Iranian Mathematical Olympiad

Note that $KA$ is parallel to the tangent line from $C$ to the circumcircle of $ABC$. Therefore, if we denote by $O$ the circumcenter of $ABC$, then $CO\perp KA$. So, denoting by $F$ the intersection point of $KA$ and $CO$, we have $\angle KFC=90^{\circ }$. On the other hand, $\angle KMC=90^{\circ }$, therefore $KCFM$ is cyclic. We then have $\angle AFO=\angle AMO=90^{\circ }$, hence the quadrilateral $OFAM$ is also cyclic.
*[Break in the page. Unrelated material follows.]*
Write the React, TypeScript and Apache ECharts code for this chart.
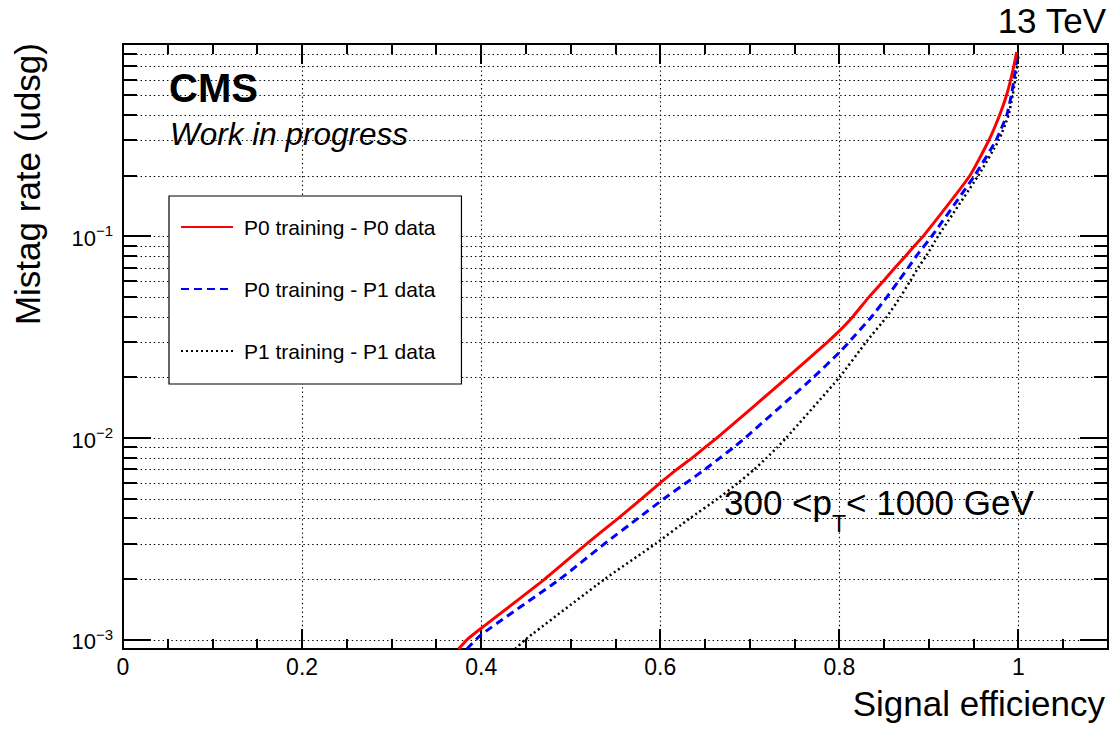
import React, { useEffect, useRef } from 'react';
import * as echarts from 'echarts';

const SERIES_NAMES = ['P0 training - P0 data', 'P0 training - P1 data', 'P1 training - P1 data'];

const RED_X = [0.3746, 0.384, 0.4, 0.471, 0.518, 0.553, 0.579, 0.6, 0.6185, 0.636, 0.65, 0.663, 0.742, 0.787, 0.8, 0.815, 0.833, 0.849, 0.862, 0.874, 0.884, 0.8935, 0.9457, 0.967, 0.979, 0.9866, 0.9914, 0.9948, 0.998];
const RED_Y = [0.0009, 0.001, 0.00114, 0.002, 0.003, 0.004, 0.005, 0.006, 0.007, 0.008, 0.009, 0.01, 0.02, 0.03, 0.034, 0.04, 0.05, 0.06, 0.07, 0.08, 0.09, 0.1, 0.2, 0.3, 0.4, 0.5, 0.6, 0.7, 0.82];

const BLUE_X = [0.384, 0.4, 0.488, 0.538, 0.575, 0.604, 0.629, 0.65, 0.667, 0.682, 0.6945, 0.771, 0.8, 0.811, 0.836, 0.853, 0.866, 0.877, 0.886, 0.903, 0.951, 0.975, 0.987, 0.992, 0.995, 0.997, 0.9985];
const BLUE_Y = [0.0009, 0.00106, 0.002, 0.003, 0.004, 0.005, 0.006, 0.007, 0.008, 0.009, 0.01, 0.02, 0.0266, 0.03, 0.04, 0.05, 0.06, 0.07, 0.08, 0.1, 0.2, 0.3, 0.4, 0.5, 0.6, 0.7, 0.78];

const BLACK_X = [0.438, 0.449, 0.538, 0.595, 0.633, 0.664, 0.687, 0.705, 0.719, 0.7306, 0.7404, 0.8, 0.83, 0.853, 0.868, 0.879, 0.888, 0.897, 0.91, 0.955, 0.978, 0.989, 0.9935, 0.9965, 0.9985, 1.0];
const BLACK_Y = [0.0009, 0.001, 0.002, 0.003, 0.004, 0.005, 0.006, 0.007, 0.008, 0.009, 0.01, 0.02, 0.03, 0.04, 0.05, 0.06, 0.07, 0.08, 0.1, 0.2, 0.3, 0.4, 0.5, 0.6, 0.7, 0.78];

const X_TICKS = [0, 0.05, 0.1, 0.15, 0.2, 0.25, 0.3, 0.35, 0.4, 0.45, 0.5, 0.55, 0.6, 0.65, 0.7, 0.75, 0.8, 0.85, 0.9, 0.95, 1.0, 1.05];
const X_MAJOR_TICKS = [0, 0.2, 0.4, 0.6, 0.8, 1.0];
const Y_DECADES = [0.001, 0.01, 0.1];
const Y_MULTIPLIERS = [1, 2, 3, 4, 5, 6, 7, 8, 9];

const X_MIN = 0;
const X_MAX = 1.1;
const Y_MIN = 0.0009;
const Y_MAX = 0.9;

const FONT = '"Liberation Sans", Arial, Helvetica, sans-serif';

const zip = (xs: number[], ys: number[]) => xs.map((x, i) => [x, ys[i]]);

export default function App() {
  const ref = useRef<HTMLDivElement>(null);

  useEffect(() => {
    document.body.style.margin = '0';
    if (!ref.current) return;
    const chart = echarts.init(ref.current, null, { renderer: 'svg' });

    const gridStyle = { stroke: '#000', lineWidth: 1.1, lineDash: [1.4, 3] };
    const tickStyle = { stroke: '#000', lineWidth: 2 };

    const xTickData = X_TICKS.map((v) => [v, Y_MIN, X_MAJOR_TICKS.some((m) => Math.abs(m - v) < 1e-9) ? 1 : 0]);
    const yTickData: number[][] = [];
    Y_DECADES.forEach((d) => {
      Y_MULTIPLIERS.forEach((m) => {
        yTickData.push([X_MIN, +(d * m).toPrecision(6), m === 1 ? 1 : 0]);
      });
    });

    const option: any = {
      animation: false,
      backgroundColor: '#fff',
      textStyle: { fontFamily: FONT, color: '#000' },
      grid: {
        left: 123,
        right: 7,
        top: 44,
        bottom: 80,
        show: true,
        borderColor: '#000',
        borderWidth: 2,
        backgroundColor: 'transparent',
        containLabel: false,
      },
      xAxis: {
        type: 'value',
        min: X_MIN,
        max: X_MAX,
        interval: 0.2,
        axisLine: { show: false },
        axisTick: { show: false },
        splitLine: { show: false },
        axisLabel: {
          fontSize: 23,
          fontFamily: FONT,
          color: '#000',
          margin: 6,
          formatter: (v: number) => (v > 1.05 ? '' : String(+v.toFixed(1))),
        },
      },
      yAxis: {
        type: 'log',
        logBase: 10,
        min: Y_MIN,
        max: Y_MAX,
        axisLine: { show: false },
        axisTick: { show: false },
        splitLine: { show: false },
        axisLabel: {
          margin: 10,
          color: '#000',
          formatter: (v: number) => {
            const e = Math.log10(v);
            const r = Math.round(e);
            if (Math.abs(e - r) > 1e-6) return '';
            return `{b|10}{s|\u2212${-r}}`;
          },
          rich: {
            b: { fontSize: 22, fontFamily: FONT, color: '#000', lineHeight: 26, verticalAlign: 'bottom' },
            s: { fontSize: 15, fontFamily: FONT, color: '#000', lineHeight: 15, verticalAlign: 'top' },
          },
        },
      },
      legend: {
        data: SERIES_NAMES,
        orient: 'vertical',
        left: 169,
        top: 196,
        padding: [20, 26, 22, 11],
        itemGap: 40,
        itemWidth: 52,
        itemHeight: 22,
        backgroundColor: '#fff',
        borderColor: '#000',
        borderWidth: 1.2,
        borderRadius: 0,
        selectedMode: false,
        itemStyle: { opacity: 0 },
        textStyle: { fontSize: 21, lineHeight: 22, fontFamily: FONT, color: '#000', padding: [0, 0, 0, 6] },
      },
      graphic: [
        {
          type: 'text',
          x: 1106,
          y: 20,
          style: { text: '13 TeV', fill: '#000', font: `35px ${FONT}`, align: 'right', textAlign: 'right', verticalAlign: 'middle', textVerticalAlign: 'middle' },
        },
        {
          type: 'text',
          x: 169,
          y: 88,
          style: { text: 'CMS', fill: '#000', font: `bold 40px ${FONT}`, align: 'left', textAlign: 'left', verticalAlign: 'middle', textVerticalAlign: 'middle' },
        },
        {
          type: 'text',
          x: 170,
          y: 134,
          style: { text: 'Work in progress', fill: '#000', font: `italic 31.5px ${FONT}`, align: 'left', textAlign: 'left', verticalAlign: 'middle', textVerticalAlign: 'middle' },
        },
        {
          type: 'text',
          x: 1105,
          y: 703,
          style: { text: 'Signal efficiency', fill: '#000', font: `35px ${FONT}`, align: 'right', textAlign: 'right', verticalAlign: 'middle', textVerticalAlign: 'middle' },
        },
        {
          type: 'text',
          x: 27,
          y: 43,
          rotation: Math.PI / 2,
          style: { text: 'Mistag rate (udsg)', fill: '#000', font: `35px ${FONT}`, align: 'right', textAlign: 'right', verticalAlign: 'middle', textVerticalAlign: 'middle' },
        },
        {
          type: 'text',
          x: 724,
          y: 485,
          style: {
            text: '{n|300 <p}{s|T}{n|< 1000 GeV}',
            fill: '#000',
            align: 'left',
            textAlign: 'left',
            verticalAlign: 'top',
            textVerticalAlign: 'top',
            rich: {
              n: { fontSize: 35, fontFamily: FONT, lineHeight: 35, verticalAlign: 'top', fill: '#000', color: '#000' },
              s: { fontSize: 23, fontFamily: FONT, lineHeight: 23, padding: [27, 0, 0, 0], verticalAlign: 'top', fill: '#000', color: '#000' },
            },
          },
        },
      ],
      series: [
        {
          type: 'custom',
          name: 'yGrid',
          coordinateSystem: 'cartesian2d',
          silent: true,
          z: 1,
          encode: { x: 0, y: 1 },
          data: yTickData,
          renderItem: (params: any, api: any) => {
            const cs = params.coordSys;
            const v = api.value(1);
            const major = api.value(2) === 1;
            const y = Math.round(api.coord([X_MIN, v])[1]);
            const len = major ? 28 : 14;
            const left = cs.x;
            const right = cs.x + cs.width;
            return {
              type: 'group',
              children: [
                { type: 'line', shape: { x1: left, y1: y + 0.5, x2: right, y2: y + 0.5 }, style: gridStyle },
                { type: 'line', shape: { x1: left, y1: y, x2: left + len, y2: y }, style: tickStyle },
                { type: 'line', shape: { x1: right - len, y1: y, x2: right, y2: y }, style: tickStyle },
              ],
            };
          },
        },
        {
          type: 'custom',
          name: 'xGrid',
          coordinateSystem: 'cartesian2d',
          silent: true,
          z: 1,
          encode: { x: 0, y: 1 },
          data: xTickData,
          renderItem: (params: any, api: any) => {
            const cs = params.coordSys;
            const v = api.value(0);
            const major = api.value(2) === 1;
            const x = Math.round(api.coord([v, Y_MIN])[0]);
            const len = major ? 20 : 10;
            const top = cs.y;
            const bottom = cs.y + cs.height;
            const children: any[] = [];
            if (major && v > 0) {
              children.push({ type: 'line', shape: { x1: x + 0.5, y1: top, x2: x + 0.5, y2: bottom }, style: gridStyle });
            }
            children.push({ type: 'line', shape: { x1: x, y1: bottom, x2: x, y2: bottom - len }, style: tickStyle });
            children.push({ type: 'line', shape: { x1: x, y1: top, x2: x, y2: top + len }, style: tickStyle });
            return { type: 'group', children };
          },
        },
        {
          type: 'line',
          name: SERIES_NAMES[0],
          data: zip(RED_X, RED_Y),
          showSymbol: false,
          symbol: 'none',
          smooth: 0.15,
          z: 5,
          lineStyle: { color: '#ff0000', width: 3, type: 'solid' },
          itemStyle: { color: '#ff0000' },
        },
        {
          type: 'line',
          name: SERIES_NAMES[1],
          data: zip(BLUE_X, BLUE_Y),
          showSymbol: false,
          symbol: 'none',
          smooth: 0.15,
          z: 4,
          lineStyle: { color: '#0000ff', width: 3, type: [8, 5] },
          itemStyle: { color: '#0000ff' },
        },
        {
          type: 'line',
          name: SERIES_NAMES[2],
          data: zip(BLACK_X, BLACK_Y),
          showSymbol: false,
          symbol: 'none',
          smooth: 0.15,
          z: 3,
          lineStyle: { color: '#000000', width: 2.5, type: [2, 3] },
          itemStyle: { color: '#000000' },
        },
      ],
    };

    chart.setOption(option);
    return () => chart.dispose();
  }, []);

  return <div ref={ref} style={{ position: 'absolute', left: 0, top: 0, width: 1115, height: 729 }} />;
}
Thus, $$\angle MCE=\angle MCK=\angle MFK=\angle MFA=\angle MOA=\angle BCA.$$ On the other hand, $180^{\circ }-\angle BCA=\angle BAE=\angle MAE$. These facts together imply that $AECM$ is cyclic. Note that $\angle CEM=\angle CAM=\angle CAB$, hence $△BCA\sim △MCE$. Now denote the midpoint of $ME$ by $D$. As $M$ is the midpoint of $BA$, similarity of triangles $BCA$ and $MCE$ implies that $\angle BCM=\angle MCD$. Analogously, $D$ lies on the reflection of line $BC$ with respect to $CM$, as desired.